Учиться хорошо писать. — Время хороших ораторов прошло, потому что прошло время городских культур. Крайний предел, который Аристотель допускал для большого города — глашатая, согласно ему, должна была слышать вся собравшаяся община — этот предел заботит нас так же мало, как городские общины вообще, нас, не желающих замечать массы и добиваться их понимания. Поэтому в наши дни всякий, кто благонамерен на европейский лад, должен учиться писать хорошо и всё лучше: и неважно, если он родился даже в Германии, где плохое умение писать рассматривают как национальную привилегию. Но писать лучше значит в то же время и лучше мыслить; это значит уметь находить что-то всё более интересное и доносить его до других; это значит быть доступным для перевода на языки соседних народов, для понимания тех иностранцев, что учат наш язык; содействовать тому, чтобы всё хорошее стало всеобщим достоянием и всё было в распоряжении людей свободных; наконец, заниматься подготовкой того пока ещё далёкого от нас положения вещей, когда хорошим европейцам попадёт в руки их великая задача: руководить всей земной культурой и охранять её. — Кто проповедует противоположное — не думать о хорошем письме и хорошем чтении (а обе эти добродетели неотделимы друг от друга и вместе переживают упадок), — тот фактически указывает народам путь к тому, как стать ещё более национальными: он усугубляет болезнь этого столетия и выступает врагом хороших европейцев, врагом свободных умов.
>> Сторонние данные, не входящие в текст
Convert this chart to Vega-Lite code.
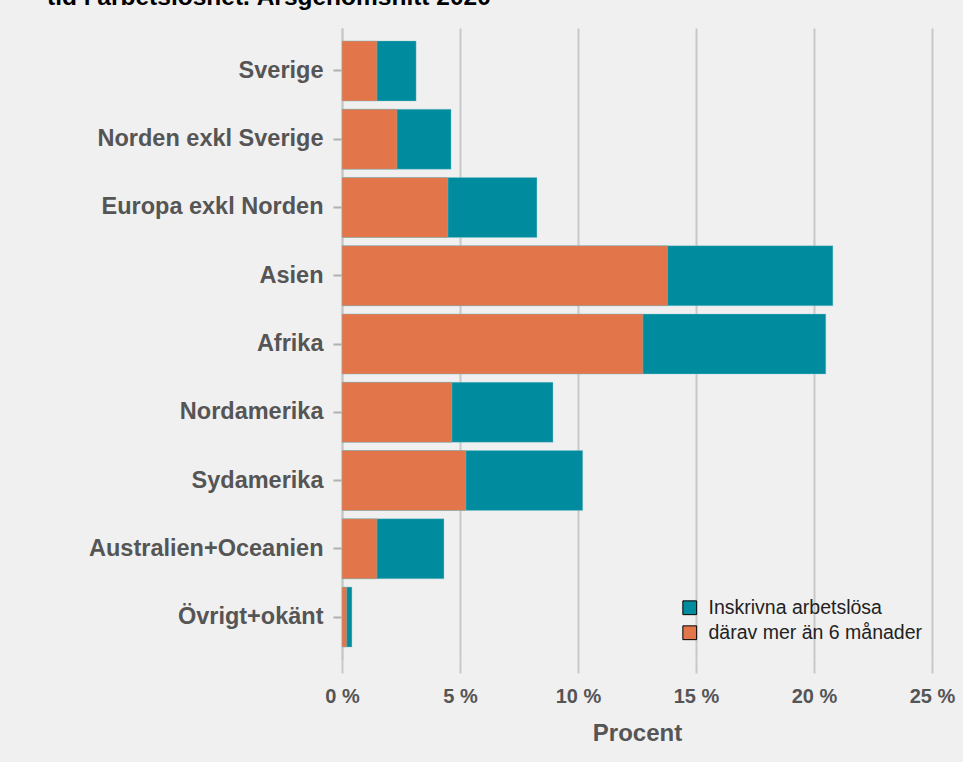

Учение о совершенном стиле. — Учение о стиле может, во-первых, быть учением о том, как находить выражение, с помощью которого до читателя и слушателя дойдёт всякое настроение; во-вторых, учением о том, как выразить самое ценное для человека настроение, сообщить о котором и передать его — тоже по большей части дело желательное: настроение человека с энергичной душой, с неунывающим умом, ясного и искреннего, преодолевшего свои страсти. Это и будет учением о совершенном стиле: а он соответствует хорошему человеку.
Следить за связностью изложения. — Связь между фразами показывает, утомился ли автор писать; отдельные выражения всё-таки могут быть сильными и пригодными независимо от этого, поскольку раньше он нащупал их отдельно — в тот момент, когда мысль впервые забрезжила перед автором. Это нередко встречается у Гёте, слишком часто прибегавшего к диктовке в минуты усталости.
Уже и ещё. — A: «Немецкая проза ещё очень молода: Гёте полагал, что её отцом был Виланд».{147} B: «Так молода и уже так безобразна!» C: «Простите — насколько мне известно, немецкую прозу писал ещё епископ Ульфила{148}; стало быть, ей уже около тысячи пятисот лет.» B: «Так стара, но всё ещё так безобразна!»